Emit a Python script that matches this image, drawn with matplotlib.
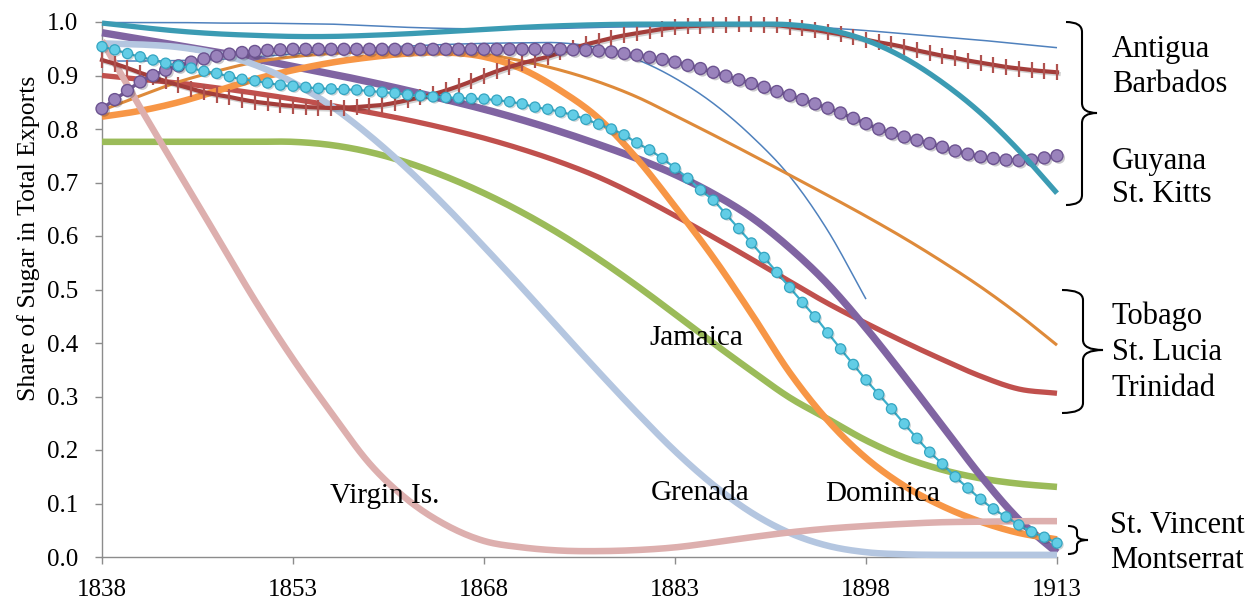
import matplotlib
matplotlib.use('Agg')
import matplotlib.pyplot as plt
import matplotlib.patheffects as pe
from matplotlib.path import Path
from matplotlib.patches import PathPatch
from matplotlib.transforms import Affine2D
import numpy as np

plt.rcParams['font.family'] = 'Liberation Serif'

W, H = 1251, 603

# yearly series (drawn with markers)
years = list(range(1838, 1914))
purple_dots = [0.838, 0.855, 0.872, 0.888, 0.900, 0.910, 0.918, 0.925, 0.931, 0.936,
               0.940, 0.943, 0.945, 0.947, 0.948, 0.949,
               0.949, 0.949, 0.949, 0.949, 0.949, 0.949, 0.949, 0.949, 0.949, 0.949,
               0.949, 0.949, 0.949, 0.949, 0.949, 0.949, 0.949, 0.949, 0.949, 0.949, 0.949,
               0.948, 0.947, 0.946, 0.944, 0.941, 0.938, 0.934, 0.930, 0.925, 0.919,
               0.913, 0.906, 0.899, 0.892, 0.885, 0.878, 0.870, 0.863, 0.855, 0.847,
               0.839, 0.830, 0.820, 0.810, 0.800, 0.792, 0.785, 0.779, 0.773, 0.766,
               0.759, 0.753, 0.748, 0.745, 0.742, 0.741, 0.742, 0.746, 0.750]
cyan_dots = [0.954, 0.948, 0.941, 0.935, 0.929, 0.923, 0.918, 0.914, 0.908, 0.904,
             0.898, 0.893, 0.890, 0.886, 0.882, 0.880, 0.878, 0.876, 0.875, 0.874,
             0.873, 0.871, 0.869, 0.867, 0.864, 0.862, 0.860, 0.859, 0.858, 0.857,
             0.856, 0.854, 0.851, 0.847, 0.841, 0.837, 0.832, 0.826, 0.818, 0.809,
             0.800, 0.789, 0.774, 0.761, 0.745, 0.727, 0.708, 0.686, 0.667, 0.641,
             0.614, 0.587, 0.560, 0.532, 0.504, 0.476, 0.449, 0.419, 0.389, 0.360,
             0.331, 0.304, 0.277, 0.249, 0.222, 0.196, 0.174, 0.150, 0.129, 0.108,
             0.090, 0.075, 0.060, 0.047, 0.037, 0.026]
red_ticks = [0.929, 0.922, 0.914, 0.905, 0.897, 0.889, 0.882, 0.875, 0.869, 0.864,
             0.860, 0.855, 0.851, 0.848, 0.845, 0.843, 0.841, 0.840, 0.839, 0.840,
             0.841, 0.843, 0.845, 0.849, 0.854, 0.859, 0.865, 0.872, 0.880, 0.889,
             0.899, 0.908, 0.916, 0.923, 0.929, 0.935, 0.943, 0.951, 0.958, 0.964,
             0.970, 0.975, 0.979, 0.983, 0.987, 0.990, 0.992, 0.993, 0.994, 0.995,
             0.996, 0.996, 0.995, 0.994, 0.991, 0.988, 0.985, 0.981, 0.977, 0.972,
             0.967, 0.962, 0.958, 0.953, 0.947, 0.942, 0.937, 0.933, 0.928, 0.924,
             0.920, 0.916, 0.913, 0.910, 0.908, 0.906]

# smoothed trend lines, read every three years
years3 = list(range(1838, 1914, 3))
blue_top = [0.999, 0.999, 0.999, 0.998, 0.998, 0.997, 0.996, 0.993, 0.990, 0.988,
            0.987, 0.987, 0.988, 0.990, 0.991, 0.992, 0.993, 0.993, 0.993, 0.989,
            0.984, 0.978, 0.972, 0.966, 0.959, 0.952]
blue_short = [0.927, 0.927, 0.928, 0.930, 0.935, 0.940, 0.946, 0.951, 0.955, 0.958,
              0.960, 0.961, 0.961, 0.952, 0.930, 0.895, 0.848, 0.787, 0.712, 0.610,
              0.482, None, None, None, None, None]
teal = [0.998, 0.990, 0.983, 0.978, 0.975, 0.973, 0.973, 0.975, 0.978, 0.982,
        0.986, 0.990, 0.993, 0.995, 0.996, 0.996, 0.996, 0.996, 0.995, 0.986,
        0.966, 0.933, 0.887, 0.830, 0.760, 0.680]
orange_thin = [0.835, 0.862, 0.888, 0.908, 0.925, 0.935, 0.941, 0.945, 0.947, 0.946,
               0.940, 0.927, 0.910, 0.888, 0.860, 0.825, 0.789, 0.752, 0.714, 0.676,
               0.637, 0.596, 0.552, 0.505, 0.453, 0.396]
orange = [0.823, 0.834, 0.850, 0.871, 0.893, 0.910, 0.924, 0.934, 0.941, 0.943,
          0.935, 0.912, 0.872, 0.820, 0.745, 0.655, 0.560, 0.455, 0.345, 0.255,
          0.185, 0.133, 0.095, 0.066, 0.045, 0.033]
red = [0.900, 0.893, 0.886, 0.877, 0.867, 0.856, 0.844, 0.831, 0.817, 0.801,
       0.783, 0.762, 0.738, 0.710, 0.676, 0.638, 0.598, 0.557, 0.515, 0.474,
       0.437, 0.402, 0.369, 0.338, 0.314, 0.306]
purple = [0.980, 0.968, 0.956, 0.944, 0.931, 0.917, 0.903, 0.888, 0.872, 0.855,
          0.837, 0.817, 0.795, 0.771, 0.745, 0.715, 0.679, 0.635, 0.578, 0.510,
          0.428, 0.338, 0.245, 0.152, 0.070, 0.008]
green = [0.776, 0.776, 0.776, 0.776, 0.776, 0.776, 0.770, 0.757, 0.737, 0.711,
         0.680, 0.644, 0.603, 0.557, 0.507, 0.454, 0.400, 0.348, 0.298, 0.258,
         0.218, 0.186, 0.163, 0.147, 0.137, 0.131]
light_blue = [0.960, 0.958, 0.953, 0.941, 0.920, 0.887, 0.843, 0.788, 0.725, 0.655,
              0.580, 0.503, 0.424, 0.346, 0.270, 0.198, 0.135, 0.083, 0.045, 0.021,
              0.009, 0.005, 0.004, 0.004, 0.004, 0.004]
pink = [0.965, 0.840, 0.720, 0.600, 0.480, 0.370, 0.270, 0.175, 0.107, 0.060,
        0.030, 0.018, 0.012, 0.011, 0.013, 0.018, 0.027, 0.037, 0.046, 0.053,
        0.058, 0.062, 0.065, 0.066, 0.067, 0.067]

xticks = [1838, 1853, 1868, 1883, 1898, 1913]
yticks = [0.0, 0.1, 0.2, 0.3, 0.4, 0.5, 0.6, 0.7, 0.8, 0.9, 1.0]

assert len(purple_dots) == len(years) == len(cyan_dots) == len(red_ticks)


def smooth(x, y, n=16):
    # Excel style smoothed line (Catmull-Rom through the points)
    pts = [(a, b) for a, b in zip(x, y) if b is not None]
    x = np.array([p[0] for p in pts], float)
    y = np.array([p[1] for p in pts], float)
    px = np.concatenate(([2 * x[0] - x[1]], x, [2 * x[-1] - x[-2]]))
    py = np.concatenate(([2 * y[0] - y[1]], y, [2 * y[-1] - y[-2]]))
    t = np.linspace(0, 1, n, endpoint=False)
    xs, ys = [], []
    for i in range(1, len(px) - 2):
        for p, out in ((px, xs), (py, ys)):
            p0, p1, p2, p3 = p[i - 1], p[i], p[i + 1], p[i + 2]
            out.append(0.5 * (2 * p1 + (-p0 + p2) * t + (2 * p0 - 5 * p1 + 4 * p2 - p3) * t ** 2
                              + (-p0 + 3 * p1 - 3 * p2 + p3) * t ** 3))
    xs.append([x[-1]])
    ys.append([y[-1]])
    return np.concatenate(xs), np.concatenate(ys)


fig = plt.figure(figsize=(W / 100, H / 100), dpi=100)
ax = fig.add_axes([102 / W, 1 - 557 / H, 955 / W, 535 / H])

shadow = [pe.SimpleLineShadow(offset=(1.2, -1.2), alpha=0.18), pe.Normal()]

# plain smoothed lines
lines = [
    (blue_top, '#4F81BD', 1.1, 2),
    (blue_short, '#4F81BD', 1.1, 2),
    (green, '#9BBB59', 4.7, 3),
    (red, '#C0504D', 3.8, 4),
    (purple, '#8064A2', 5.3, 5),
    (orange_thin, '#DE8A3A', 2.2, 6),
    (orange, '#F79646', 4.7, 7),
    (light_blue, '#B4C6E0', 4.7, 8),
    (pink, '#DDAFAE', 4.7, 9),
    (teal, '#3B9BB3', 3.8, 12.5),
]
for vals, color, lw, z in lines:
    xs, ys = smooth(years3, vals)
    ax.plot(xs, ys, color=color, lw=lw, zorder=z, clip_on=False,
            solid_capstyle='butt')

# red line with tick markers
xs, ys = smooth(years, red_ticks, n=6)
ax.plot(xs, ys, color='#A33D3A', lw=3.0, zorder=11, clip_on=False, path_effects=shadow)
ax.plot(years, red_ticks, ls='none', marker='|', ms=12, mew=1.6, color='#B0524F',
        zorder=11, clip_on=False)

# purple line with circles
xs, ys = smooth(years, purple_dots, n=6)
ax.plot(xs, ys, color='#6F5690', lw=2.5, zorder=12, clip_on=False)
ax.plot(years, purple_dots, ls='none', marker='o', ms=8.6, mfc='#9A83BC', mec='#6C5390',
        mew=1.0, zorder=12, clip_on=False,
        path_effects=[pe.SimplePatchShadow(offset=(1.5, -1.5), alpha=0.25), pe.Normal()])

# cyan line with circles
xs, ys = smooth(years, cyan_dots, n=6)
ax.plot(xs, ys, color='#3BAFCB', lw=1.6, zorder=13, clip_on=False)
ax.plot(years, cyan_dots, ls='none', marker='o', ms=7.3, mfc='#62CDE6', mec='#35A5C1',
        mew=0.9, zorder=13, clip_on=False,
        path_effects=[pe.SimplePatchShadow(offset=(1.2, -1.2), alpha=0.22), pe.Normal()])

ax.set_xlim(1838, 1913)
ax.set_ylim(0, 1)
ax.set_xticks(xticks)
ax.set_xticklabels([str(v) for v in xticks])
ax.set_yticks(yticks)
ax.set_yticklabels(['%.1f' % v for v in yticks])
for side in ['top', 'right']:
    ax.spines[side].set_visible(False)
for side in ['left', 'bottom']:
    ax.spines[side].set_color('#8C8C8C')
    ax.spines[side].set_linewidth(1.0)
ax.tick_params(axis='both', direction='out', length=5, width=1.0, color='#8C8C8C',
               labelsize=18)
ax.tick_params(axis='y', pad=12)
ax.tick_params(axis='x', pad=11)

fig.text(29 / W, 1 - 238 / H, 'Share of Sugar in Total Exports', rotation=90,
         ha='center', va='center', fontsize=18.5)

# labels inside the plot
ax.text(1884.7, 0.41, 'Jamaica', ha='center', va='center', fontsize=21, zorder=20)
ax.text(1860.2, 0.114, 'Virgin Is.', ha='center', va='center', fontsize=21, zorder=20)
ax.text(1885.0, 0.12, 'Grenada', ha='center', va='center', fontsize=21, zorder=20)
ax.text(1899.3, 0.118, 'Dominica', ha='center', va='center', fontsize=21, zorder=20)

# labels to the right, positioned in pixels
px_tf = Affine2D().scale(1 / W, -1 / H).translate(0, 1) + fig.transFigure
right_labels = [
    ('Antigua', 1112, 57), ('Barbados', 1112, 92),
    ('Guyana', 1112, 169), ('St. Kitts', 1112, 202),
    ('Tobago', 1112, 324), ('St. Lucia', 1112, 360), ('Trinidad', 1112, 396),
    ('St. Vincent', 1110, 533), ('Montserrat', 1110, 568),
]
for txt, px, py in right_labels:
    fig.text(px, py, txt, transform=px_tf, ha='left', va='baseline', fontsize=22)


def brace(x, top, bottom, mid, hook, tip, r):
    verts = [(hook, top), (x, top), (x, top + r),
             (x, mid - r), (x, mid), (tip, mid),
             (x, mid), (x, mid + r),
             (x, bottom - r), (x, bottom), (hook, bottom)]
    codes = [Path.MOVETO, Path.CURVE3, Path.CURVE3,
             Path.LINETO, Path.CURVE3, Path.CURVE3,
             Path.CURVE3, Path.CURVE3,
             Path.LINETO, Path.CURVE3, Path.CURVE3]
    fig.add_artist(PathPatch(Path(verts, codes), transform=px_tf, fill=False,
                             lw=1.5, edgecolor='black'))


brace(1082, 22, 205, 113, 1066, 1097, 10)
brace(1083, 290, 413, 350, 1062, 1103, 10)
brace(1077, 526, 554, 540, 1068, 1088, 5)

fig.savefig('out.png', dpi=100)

_____

OBJECTIVE:
Reproduce exactly the run of lines that opens the listing and closes with the line holding "W, H = 1251, 603". Pictures are excluded.

EXERCISE RESPONSE:
Emit a Python script that matches this image, drawn with matplotlib.
import matplotlib
matplotlib.use('Agg')
import matplotlib.pyplot as plt
import matplotlib.patheffects as pe
from matplotlib.path import Path
from matplotlib.patches import PathPatch
from matplotlib.transforms import Affine2D
import numpy as np

plt.rcParams['font.family'] = 'Liberation Serif'

W, H = 1251, 603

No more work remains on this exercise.